In this example, the Percentage Rank column contains the output of the PERCENT_RANK() function. We can see that its values range between 0 and 1 inclusive. Specifically, the first row is 0 and the last row is 1, with all other values falling between that range.

As with any window function, the PERCENT_RANK() function requires an OVER clause, which determines how the rowset is partitioned and ordered before the window function is applied.

Omitting the ORDER BY Clause

Our OVER clause should have an ORDER BY clause so that the PERCENT_RANK() knows how to rank the values. We’ll usually encounter problems if we forget to include an ORDER BY clause in the OVER clause.

Some DBMSs (such as SQL Server) will throw an error if the OVER clause doesn’t include an ORDER BY clause.
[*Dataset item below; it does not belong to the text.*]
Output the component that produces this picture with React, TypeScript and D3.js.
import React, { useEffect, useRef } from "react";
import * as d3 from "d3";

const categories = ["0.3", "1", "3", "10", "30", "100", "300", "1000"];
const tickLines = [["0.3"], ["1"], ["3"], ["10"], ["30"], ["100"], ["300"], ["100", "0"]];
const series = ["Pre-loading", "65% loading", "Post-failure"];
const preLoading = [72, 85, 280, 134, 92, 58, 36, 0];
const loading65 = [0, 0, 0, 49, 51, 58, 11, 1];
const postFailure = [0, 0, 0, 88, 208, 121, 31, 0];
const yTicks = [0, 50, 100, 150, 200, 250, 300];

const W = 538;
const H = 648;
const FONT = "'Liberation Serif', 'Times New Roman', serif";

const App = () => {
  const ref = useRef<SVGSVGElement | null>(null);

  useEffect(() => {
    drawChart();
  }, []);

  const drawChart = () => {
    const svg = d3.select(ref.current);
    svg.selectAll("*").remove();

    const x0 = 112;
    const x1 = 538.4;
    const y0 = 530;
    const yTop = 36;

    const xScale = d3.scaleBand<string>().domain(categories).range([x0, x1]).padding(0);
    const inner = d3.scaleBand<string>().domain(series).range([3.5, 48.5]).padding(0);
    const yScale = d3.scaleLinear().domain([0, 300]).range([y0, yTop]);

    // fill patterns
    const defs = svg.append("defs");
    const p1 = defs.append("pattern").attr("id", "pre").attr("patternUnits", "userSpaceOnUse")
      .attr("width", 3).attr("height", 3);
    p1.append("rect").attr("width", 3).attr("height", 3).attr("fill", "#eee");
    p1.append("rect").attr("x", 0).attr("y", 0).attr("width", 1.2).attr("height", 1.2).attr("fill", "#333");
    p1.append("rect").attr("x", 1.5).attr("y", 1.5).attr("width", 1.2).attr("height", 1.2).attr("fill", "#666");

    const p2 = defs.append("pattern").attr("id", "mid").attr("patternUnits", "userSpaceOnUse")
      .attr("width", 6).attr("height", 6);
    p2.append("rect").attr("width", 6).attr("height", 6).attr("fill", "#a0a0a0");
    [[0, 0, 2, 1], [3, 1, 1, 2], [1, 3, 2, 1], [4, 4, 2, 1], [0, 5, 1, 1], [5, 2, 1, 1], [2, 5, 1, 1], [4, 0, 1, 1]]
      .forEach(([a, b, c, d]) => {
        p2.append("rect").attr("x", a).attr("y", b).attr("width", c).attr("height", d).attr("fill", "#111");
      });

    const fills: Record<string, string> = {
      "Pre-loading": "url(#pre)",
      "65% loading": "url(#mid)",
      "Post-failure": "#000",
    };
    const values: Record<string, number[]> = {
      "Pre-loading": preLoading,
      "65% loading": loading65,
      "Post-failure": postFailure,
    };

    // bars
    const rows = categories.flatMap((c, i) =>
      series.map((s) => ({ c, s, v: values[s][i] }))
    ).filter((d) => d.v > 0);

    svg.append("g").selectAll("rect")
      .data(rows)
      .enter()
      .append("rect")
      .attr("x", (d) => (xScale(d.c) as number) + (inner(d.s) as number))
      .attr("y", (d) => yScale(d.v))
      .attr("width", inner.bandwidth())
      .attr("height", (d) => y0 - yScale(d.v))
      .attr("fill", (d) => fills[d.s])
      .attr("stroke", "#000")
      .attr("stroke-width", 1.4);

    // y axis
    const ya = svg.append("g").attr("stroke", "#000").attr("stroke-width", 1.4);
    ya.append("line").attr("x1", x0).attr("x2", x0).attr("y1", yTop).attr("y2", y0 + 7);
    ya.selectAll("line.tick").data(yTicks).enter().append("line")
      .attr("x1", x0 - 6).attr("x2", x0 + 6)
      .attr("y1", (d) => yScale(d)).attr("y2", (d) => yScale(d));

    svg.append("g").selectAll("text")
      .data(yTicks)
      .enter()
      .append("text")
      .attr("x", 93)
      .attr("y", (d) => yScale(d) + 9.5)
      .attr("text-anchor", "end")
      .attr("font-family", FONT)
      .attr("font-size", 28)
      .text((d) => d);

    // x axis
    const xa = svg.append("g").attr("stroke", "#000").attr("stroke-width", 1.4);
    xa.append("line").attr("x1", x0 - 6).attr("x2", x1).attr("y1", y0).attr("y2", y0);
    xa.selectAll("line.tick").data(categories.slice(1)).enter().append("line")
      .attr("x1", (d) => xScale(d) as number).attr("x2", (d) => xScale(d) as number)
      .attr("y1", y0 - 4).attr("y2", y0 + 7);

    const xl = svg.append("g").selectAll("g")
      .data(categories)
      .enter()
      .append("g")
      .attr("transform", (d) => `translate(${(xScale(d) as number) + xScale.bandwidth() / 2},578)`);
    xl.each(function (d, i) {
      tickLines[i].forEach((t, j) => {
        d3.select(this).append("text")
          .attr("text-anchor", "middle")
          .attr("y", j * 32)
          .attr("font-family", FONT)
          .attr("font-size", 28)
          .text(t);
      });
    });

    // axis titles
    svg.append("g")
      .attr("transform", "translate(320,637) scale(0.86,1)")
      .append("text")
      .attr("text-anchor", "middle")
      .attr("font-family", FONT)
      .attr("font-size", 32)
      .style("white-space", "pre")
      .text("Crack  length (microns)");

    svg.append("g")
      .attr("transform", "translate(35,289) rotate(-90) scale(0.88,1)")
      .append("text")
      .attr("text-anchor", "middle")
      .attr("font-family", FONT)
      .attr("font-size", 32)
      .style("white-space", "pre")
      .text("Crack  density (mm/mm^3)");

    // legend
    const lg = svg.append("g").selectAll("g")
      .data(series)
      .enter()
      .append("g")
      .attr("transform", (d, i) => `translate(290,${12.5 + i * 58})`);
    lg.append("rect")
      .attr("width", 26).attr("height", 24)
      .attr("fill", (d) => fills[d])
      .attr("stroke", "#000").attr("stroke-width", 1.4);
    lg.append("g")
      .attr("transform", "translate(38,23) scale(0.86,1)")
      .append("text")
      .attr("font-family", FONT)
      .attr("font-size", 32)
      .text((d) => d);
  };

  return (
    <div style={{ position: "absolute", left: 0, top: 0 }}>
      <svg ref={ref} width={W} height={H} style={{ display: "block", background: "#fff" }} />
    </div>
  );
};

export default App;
If your DBMS doesn’t throw an error (i.e. it allows you to omit the ORDER BY clause), the function will probably treat all rows as peers, and they’ll all share the same percentage rank.
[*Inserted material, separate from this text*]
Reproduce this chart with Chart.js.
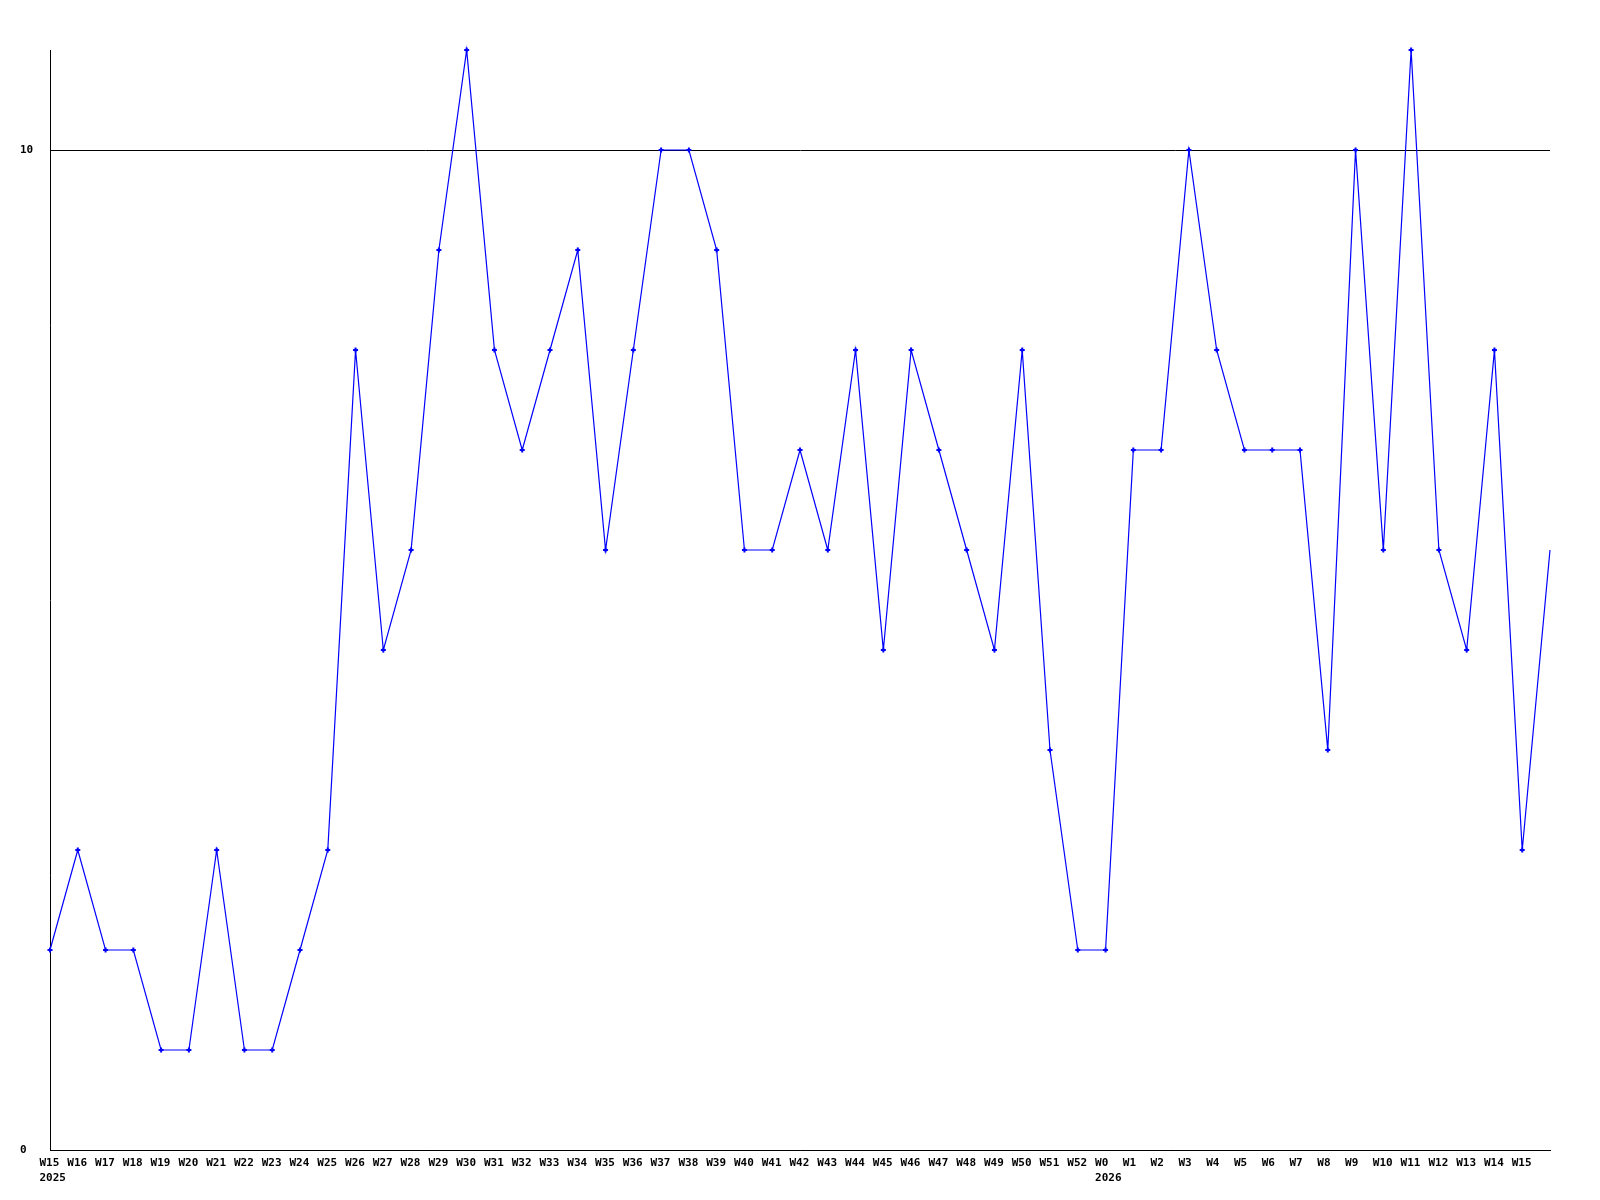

Here’s what happens when we omit the ORDER BY clause in MySQL:

SELECT 
    IdiotName,
    IQ,
    PERCENT_RANK() OVER () AS "Percentage Rank"
FROM Idiots;

Result:

+-------------------+------+-----------------+
| IdiotName         | IQ   | Percentage Rank |
+-------------------+------+-----------------+
| Dumb              |   60 |               0 |
| Dumber            |   50 |               0 |
| Dumbest           |   30 |               0 |
| Homer             |   40 |               0 |
| Peter Griffin     |   50 |               0 |
| Patrick Star      |   40 |               0 |
| Ed                |   40 |               0 |
| Ralph Wiggum      |   65 |               0 |
| Cosmo             |   55 |               0 |
| Richard Watterson |   70 |               0 |
+-------------------+------+-----------------+

All rows contain a percentage rank of 0.

Here’s what happens when we run the same code in SQL Server:

Msg 4112, Level 15, State 1, Line 4
The function 'PERCENT_RANK' must have an OVER clause with ORDER BY.
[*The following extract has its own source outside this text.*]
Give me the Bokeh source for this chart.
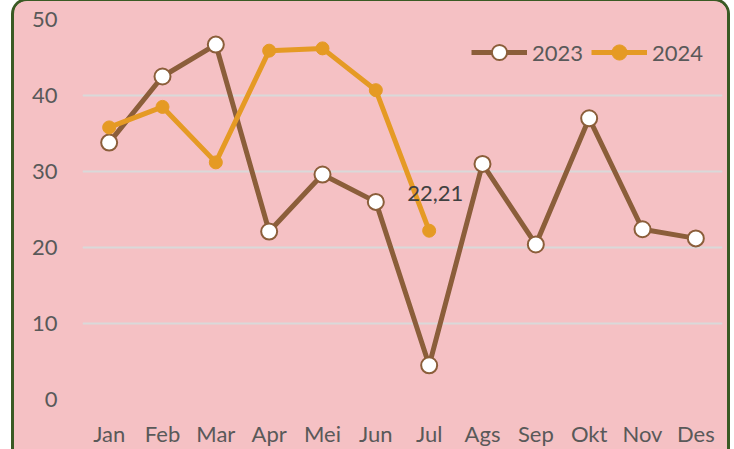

It tells us that we must have an ORDER BY clause in the OVER clause.

Partitions

We can use the PARTITION BY clause to partition the rowset by a given column. When we do this, PERCENT_RANK() calculates the relative rank of the row within each partition. In other words, each value is evaluated against the other rows in the same partition, but not the other partitions.

Here’s an example to demonstrate:

SELECT 
    DogName,
    Activity,
    Score,
    PERCENT_RANK() OVER ( PARTITION BY Activity ORDER BY Score ) AS "Percentage Rank"
FROM Dogs;

Result:

+---------+-------------+-------+-----------------+
| DogName | Activity    | Score | Percentage Rank |
+---------+-------------+-------+-----------------+
| Bruno   | Fetch Stick |    43 |               0 |
| Cooper  | Fetch Stick |    67 |             0.5 |
| Max     | Fetch Stick |    91 |               1 |
| Max     | Keep Quiet  |     1 |               0 |
| Bruno   | Keep Quiet  |     2 |             0.5 |
| Cooper  | Keep Quiet  |     8 |               1 |
| Cooper  | Wag Tail    |    51 |               0 |
| Bruno   | Wag Tail    |    65 |             0.5 |
| Max     | Wag Tail    |    87 |               1 |
+---------+-------------+-------+-----------------+

This table contains dogs and their scores at certain activities. There are three activities (listed in the Activity column).

In this example, we use a PARTITION BY clause to find out the relative rank of each dog within each activity.

In this case, the values returned by PERCENT_RANK() are either 0, 0.5, or 1. That’s because there are only three rows in each partition. Larger data sets will usually return a larger range of results within each partition.